YOUR TASK:
Print, word for word, the opening line of the data below and every line after it through the line that contains "import * as", but not the pictures.

INFORMATION SHOWN:
+===+
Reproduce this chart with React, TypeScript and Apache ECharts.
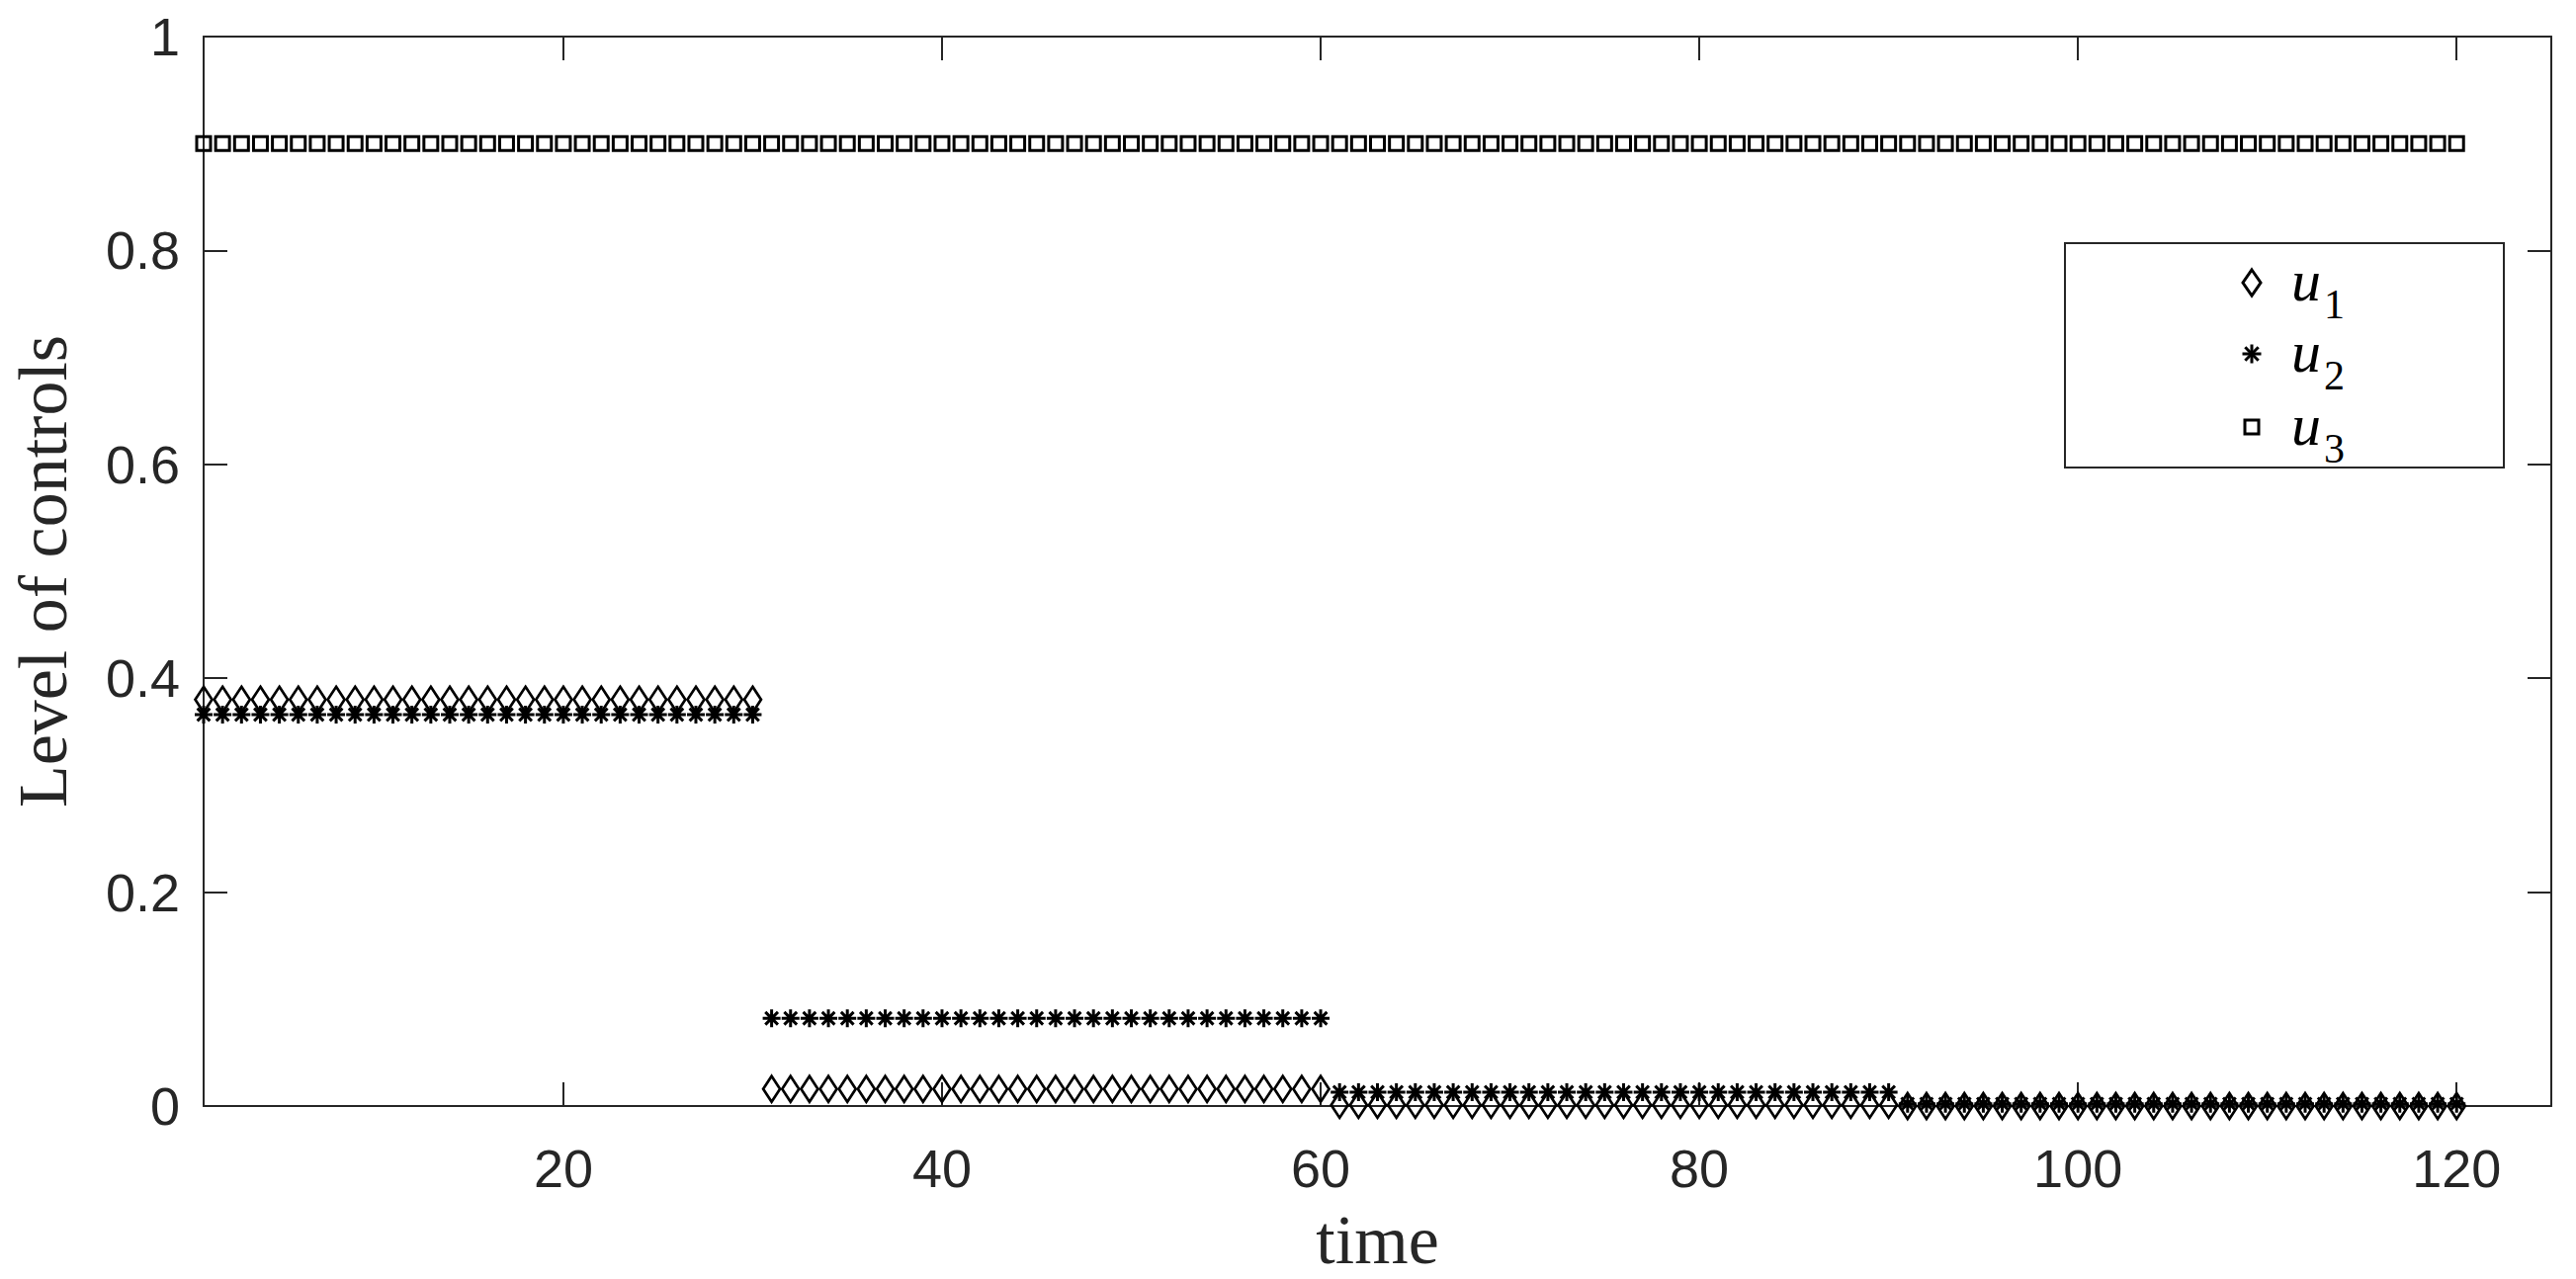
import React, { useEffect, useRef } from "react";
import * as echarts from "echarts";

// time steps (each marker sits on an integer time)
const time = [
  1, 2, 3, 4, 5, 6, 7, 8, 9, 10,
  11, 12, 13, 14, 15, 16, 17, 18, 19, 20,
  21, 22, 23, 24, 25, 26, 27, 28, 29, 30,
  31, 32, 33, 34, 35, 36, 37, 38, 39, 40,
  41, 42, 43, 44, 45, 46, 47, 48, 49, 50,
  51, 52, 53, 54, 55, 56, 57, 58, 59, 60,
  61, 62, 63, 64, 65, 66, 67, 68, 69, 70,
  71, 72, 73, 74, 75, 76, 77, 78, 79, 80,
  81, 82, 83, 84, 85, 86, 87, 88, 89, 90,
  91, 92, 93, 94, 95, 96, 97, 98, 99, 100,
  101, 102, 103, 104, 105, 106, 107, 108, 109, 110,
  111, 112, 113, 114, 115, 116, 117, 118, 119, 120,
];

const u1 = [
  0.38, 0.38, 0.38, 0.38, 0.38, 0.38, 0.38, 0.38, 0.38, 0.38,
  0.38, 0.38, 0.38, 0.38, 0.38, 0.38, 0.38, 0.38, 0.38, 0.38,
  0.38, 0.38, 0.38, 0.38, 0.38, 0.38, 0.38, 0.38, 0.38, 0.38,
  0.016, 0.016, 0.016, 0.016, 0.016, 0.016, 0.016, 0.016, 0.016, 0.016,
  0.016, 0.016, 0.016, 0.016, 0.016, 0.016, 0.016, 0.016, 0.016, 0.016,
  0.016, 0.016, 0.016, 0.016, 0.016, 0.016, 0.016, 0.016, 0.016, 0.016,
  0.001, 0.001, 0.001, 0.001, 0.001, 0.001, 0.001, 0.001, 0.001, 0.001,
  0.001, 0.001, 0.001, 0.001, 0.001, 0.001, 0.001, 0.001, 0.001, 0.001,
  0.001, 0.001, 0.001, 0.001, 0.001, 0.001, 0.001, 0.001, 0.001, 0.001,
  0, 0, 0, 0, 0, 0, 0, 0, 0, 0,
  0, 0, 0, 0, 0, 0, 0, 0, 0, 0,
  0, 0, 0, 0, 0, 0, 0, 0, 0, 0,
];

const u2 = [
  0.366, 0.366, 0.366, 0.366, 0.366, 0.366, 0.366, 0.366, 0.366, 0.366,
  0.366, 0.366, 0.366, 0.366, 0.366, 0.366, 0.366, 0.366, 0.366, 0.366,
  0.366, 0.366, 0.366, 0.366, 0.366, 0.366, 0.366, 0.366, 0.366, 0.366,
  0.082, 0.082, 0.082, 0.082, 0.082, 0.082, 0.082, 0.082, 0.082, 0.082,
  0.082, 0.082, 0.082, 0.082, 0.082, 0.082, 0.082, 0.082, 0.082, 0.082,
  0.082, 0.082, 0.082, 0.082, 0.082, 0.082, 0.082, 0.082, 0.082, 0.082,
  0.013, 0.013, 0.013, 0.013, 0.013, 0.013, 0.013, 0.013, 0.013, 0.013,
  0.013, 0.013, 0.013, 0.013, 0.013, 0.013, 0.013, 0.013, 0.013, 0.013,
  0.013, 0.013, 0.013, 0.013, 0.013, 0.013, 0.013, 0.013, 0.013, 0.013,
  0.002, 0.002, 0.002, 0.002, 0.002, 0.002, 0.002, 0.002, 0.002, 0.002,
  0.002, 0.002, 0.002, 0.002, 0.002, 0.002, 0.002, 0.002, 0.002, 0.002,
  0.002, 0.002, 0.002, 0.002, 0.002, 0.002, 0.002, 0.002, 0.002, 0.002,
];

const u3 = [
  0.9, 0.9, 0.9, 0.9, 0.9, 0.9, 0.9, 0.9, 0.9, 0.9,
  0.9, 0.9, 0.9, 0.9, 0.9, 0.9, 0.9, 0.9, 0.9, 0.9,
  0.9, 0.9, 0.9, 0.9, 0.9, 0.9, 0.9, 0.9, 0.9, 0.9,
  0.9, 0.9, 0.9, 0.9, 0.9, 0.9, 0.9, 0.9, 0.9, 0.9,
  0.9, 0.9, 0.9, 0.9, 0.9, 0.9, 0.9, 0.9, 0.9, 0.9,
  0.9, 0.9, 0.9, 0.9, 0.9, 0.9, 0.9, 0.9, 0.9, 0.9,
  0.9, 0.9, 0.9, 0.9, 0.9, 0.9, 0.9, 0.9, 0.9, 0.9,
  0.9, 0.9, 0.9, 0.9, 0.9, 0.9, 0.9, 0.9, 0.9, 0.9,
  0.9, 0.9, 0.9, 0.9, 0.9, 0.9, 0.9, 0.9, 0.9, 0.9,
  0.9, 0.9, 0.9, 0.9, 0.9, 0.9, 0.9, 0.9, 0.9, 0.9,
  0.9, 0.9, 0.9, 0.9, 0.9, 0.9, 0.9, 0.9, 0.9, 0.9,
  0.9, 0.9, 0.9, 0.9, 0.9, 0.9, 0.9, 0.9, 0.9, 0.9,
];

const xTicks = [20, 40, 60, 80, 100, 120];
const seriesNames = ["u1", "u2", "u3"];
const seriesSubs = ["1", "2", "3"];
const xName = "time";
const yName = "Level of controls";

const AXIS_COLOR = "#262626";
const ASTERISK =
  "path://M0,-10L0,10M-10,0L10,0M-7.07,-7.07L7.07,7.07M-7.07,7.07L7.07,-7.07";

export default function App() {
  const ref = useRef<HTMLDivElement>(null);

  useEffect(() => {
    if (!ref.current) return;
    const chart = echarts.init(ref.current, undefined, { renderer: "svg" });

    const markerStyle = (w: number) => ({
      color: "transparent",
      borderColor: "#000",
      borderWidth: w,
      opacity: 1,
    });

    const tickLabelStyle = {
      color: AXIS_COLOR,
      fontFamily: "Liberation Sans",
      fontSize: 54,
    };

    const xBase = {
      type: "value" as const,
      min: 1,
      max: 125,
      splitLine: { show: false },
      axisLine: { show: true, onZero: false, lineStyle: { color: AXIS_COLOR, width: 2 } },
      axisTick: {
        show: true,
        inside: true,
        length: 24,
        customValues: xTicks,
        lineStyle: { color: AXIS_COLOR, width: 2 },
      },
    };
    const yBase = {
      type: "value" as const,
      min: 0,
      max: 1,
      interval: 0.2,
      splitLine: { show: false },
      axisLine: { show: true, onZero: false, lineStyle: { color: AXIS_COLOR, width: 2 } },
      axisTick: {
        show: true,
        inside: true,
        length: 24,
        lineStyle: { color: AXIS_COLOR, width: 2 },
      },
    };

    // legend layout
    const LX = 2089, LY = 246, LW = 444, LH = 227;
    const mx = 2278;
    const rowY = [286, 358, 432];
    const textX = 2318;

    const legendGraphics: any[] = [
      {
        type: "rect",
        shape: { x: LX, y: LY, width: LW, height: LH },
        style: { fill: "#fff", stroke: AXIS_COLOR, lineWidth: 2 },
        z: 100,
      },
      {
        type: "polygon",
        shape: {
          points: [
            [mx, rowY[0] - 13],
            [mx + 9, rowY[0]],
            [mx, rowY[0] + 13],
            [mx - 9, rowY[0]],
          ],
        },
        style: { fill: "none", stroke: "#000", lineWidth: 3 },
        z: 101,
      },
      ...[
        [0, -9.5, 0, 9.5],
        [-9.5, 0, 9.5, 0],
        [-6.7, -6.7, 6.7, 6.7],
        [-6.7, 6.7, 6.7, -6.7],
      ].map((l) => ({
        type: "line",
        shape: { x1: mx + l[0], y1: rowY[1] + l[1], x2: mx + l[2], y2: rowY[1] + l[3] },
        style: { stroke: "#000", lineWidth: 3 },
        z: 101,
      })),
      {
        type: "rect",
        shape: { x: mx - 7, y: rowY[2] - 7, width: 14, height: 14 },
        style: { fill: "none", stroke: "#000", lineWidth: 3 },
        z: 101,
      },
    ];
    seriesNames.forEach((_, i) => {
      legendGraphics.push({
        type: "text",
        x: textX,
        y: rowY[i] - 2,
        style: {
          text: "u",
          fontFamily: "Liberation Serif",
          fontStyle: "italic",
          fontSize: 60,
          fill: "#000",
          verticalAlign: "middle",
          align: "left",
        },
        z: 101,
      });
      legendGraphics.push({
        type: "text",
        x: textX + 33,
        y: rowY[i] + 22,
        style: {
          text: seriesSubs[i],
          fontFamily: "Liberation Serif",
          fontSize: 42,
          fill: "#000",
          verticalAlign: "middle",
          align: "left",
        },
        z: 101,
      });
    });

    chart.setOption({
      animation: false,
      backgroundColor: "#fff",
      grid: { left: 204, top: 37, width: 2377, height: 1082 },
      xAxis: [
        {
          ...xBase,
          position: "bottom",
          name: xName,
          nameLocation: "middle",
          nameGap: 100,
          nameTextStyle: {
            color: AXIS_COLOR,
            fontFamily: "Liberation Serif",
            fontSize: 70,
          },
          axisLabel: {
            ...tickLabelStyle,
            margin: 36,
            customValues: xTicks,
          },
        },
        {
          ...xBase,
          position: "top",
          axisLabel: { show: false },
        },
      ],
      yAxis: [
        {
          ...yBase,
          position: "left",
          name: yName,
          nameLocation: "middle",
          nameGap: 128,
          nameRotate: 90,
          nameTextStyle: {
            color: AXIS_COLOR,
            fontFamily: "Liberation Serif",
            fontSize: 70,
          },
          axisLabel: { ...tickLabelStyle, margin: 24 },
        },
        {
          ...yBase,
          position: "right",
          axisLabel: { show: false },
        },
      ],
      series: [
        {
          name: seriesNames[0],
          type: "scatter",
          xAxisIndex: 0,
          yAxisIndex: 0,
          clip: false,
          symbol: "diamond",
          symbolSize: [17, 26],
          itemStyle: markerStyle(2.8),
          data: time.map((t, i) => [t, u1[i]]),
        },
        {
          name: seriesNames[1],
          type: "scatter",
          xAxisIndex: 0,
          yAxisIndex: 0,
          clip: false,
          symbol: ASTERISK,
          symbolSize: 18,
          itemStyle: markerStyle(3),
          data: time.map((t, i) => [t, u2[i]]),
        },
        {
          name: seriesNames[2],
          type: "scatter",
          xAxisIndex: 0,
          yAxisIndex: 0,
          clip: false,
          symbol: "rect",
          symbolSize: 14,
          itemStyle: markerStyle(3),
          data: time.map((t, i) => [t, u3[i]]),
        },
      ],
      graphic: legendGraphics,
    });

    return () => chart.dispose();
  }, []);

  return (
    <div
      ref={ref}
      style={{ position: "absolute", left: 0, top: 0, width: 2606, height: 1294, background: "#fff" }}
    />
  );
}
+===+
EXPECTED OUTPUT:
Reproduce this chart with React, TypeScript and Apache ECharts.
import React, { useEffect, useRef } from "react";
import * as echarts from "echarts";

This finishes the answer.